According to a legal expert, smart contracts are subject to private international Contract law.
The opinion, which was published on Oxford University’s Business Law Blog on January 23rd, belongs to Giesela Rühl, professor of Private International Law and co-director of the Centre for European Studies at the Friedrich Schiller University in Jena, Germany.
The Smart Contracts Contract Law Report
After analyzing cryptocurrency smart contracts, Rühl published a report entitled “The Law Applicable to Smart Contracts, or Much Ado About Nothing?” In it, she argues that any conflicts between smart contracts and existing legal precedent may be overstated.
“[T]he initial hopes that smart contracts will free the exchange of goods and services from national laws do not seem to come true,” she says. “Indeed, the classic questions of contract law arise also when parties enter into a smart contract. And just like all other contracts, smart contracts demand that the law answers them. The decisive question, therefore, is not whether smart contracts are subject to the law, but rather to which law they are subject.”

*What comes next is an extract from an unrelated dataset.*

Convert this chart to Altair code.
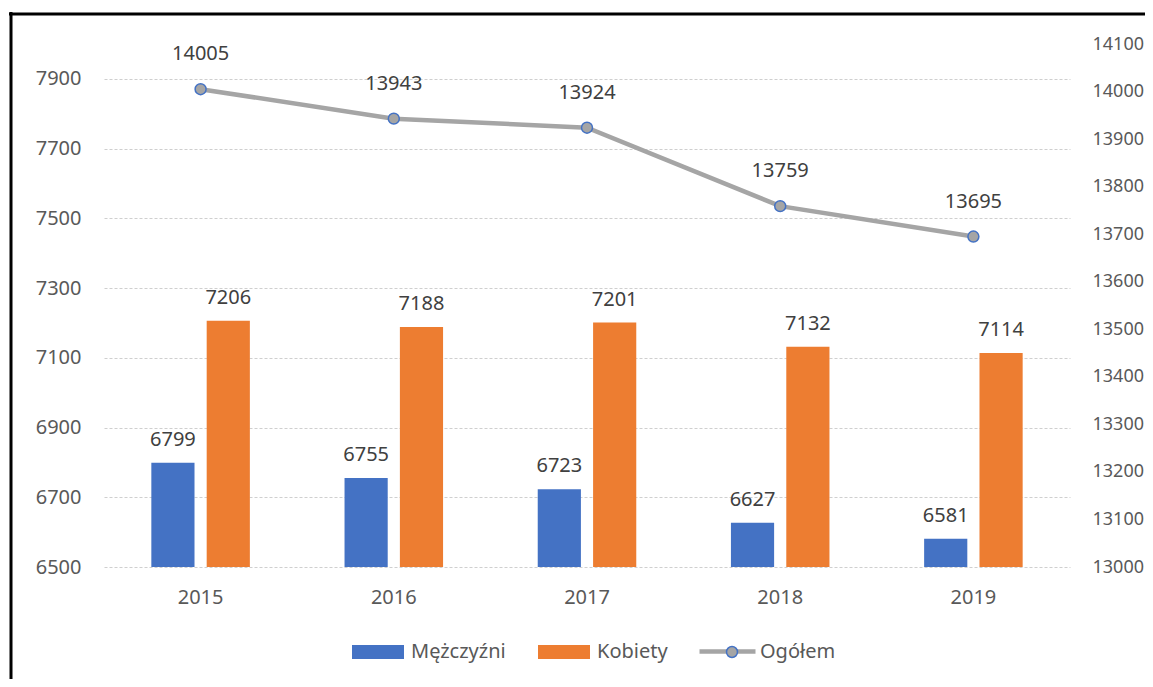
import altair as alt
import pandas as pd

years = ["2015", "2016", "2017", "2018", "2019"]
men = [6799, 6755, 6723, 6627, 6581]
women = [7206, 7188, 7201, 7132, 7114]
total = [14005, 13943, 13924, 13759, 13695]
series_names = ["Mężczyźni", "Kobiety"]
line_name = "Ogółem"
marker_key = "marker"
left_ticks = [6500, 6700, 6900, 7100, 7300, 7500, 7700, 7900]
right_ticks = [13000, 13100, 13200, 13300, 13400, 13500, 13600, 13700, 13800, 13900, 14000, 14100]

FONT = "Noto Sans"
TXT = "#595959"
LBL = "#404040"
FS = 20

bar_df = pd.DataFrame({
    "year": years * 2,
    "series": [series_names[0]] * len(years) + [series_names[1]] * len(years),
    "value": men + women,
})
line_df = pd.DataFrame({"year": years, "series": [line_name] * len(years),
                        "marker": [marker_key] * len(years), "value": total})
frame_df = pd.DataFrame({"k": [0]})

xaxis = alt.Axis(title=None, labelAngle=0, domain=False, ticks=False, labelPadding=20,
                 labelFontSize=FS, labelColor=TXT, labelFont=FONT)
xenc = alt.X("year:N", sort=years, scale=alt.Scale(paddingInner=0.49, paddingOuter=0.245), axis=xaxis)

yleft = alt.Y("value:Q", scale=alt.Scale(domain=[6500, 8000], zero=False, nice=False),
              axis=alt.Axis(title=None, values=left_ticks, format="d", grid=True, gridColor="#cfcfcf",
                            gridDash=[3, 2], gridWidth=1, domain=False, ticks=False,
                            labelPadding=23, labelFontSize=FS, labelColor=TXT, labelFont=FONT,
                            labelFlush=False))
yright = alt.Y("value:Q", scale=alt.Scale(domain=[13000, 14100], zero=False, nice=False),
               axis=alt.Axis(title=None, orient="right", values=right_ticks, format="d", grid=False,
                             domain=False, ticks=False, labelPadding=22, labelFontSize=18,
                             labelColor=TXT, labelFont=FONT, labelFlush=False))

xoff = alt.XOffset("series:N", sort=series_names, scale=alt.Scale(paddingInner=0.22, paddingOuter=0))

bars = alt.Chart(bar_df).mark_bar().encode(
    x=xenc,
    xOffset=xoff,
    y=yleft,
    y2=alt.datum(6500),
    color=alt.Color("series:N", sort=series_names,
                    scale=alt.Scale(domain=series_names, range=["#4472C4", "#ED7D31"]),
                    legend=alt.Legend(title=None, orient="none", legendX=248, legendY=582,
                                      direction="horizontal", symbolType="M-1,-0.27H1V0.27H-1Z",
                                      symbolSize=2704, symbolStrokeWidth=0, symbolOpacity=1,
                                      labelFontSize=FS, labelColor=TXT, labelFont=FONT,
                                      labelOffset=7, columnPadding=32, padding=0)),
)
bar_text = alt.Chart(bar_df).mark_text(dy=-17, baseline="alphabetic", fontSize=FS, font=FONT,
                                       color=LBL).encode(
    x=xenc, xOffset=xoff, y=yleft, text=alt.Text("value:Q", format="d"))

frame_left = alt.Chart(frame_df).mark_rule(color="black", strokeWidth=3).encode(
    x=alt.value(-93), y=alt.value(-32), y2=alt.value(690))
frame_top = alt.Chart(frame_df).mark_rule(color="black", strokeWidth=3).encode(
    x=alt.value(-95), x2=alt.value(1060), y=alt.value(-30))

line = alt.Chart(line_df).mark_line(strokeWidth=4.5).encode(
    x=xenc, y=yright,
    stroke=alt.Stroke("series:N", scale=alt.Scale(domain=[line_name], range=["#A5A5A5"]),
                      legend=alt.Legend(title=None, orient="none", legendX=593, legendY=577,
                                        symbolType="M-1,0H1", symbolSize=3136, symbolStrokeWidth=4.5,
                                        labelFontSize=FS, labelColor=TXT, labelFont=FONT,
                                        labelOffset=2, padding=0)),
)
points = alt.Chart(line_df).mark_circle(size=120, opacity=1, stroke="#4472C4", strokeWidth=1.5).encode(
    x=xenc, y=yright,
    fill=alt.Fill("marker:N", scale=alt.Scale(domain=[marker_key], range=["#A5A5A5"]),
                  legend=alt.Legend(title=None, orient="none", legendX=618, legendY=598,
                                    symbolType="circle", symbolSize=120, symbolStrokeColor="#4472C4",
                                    symbolStrokeWidth=1.5, symbolOpacity=1, labelExpr="''",
                                    labelFontSize=FS, padding=0)),
)
line_text = alt.Chart(line_df).mark_text(dy=-29, baseline="alphabetic", fontSize=FS, font=FONT,
                                         color=LBL).encode(
    x=xenc, y=yright, text=alt.Text("value:Q", format="d"))

left = alt.layer(bars, bar_text, frame_left, frame_top)
right = alt.layer(line, points, line_text)

chart = alt.layer(left, right).resolve_scale(y="independent").properties(
    width=966, height=523,
    padding={"left": 96, "top": 36, "right": 75, "bottom": 112},
    autosize=alt.AutoSizeParams(type="none"),
    background="white",
).configure_view(stroke=None)

chart.save("out.html", embed_options={"renderer": "svg", "actions": False})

Professor Rühl’s analysis focuses on European Smart Contracts Contract law. She argues “there can be little doubt” that legislation regarding civil and commercial contractual obligations, including the 2008 Rome I Regulation, extends to smart contracts.
Interestingly, Rühl did note that the Rome I Regulation applies to contracts in a legal context, while the term “smart contract” is usually applied in a technological sense.
Smart Contracts Only Clarify Contracts That Occur Elsewhere
Smart contracts, she writes, are “merely a piece of software or [program] code that controls, monitors, or documents the execution of a contract that has been concluded elsewhere.”
Instead of applying to the software or code, Rühl argues, Rome I would apply to the contract it facilitates.
Rome I would apply, however, to smart contracts that have been hard-coded to be legally binding. This would mean that “the contract is comprehensively and exclusively embodied in a software code.”
Professor Rühl also referenced the principle of party autonomy, a main provision under Rome I. According to Rühl, the principle allows parties to select the laws under which a contract is to be governed.
This principle, says Rühl, provides “much needed legal certainty” for smart contracts, which are often decentralized in nature.Professor Rühl’s analysis supports statements made by her counterparts in the United States. According to Brian Quintenz, commissioner of the Commodity Futures Trading Commission (CFTC), though the use of smart contracts will surely raise many legal questions, they are still subject to the law.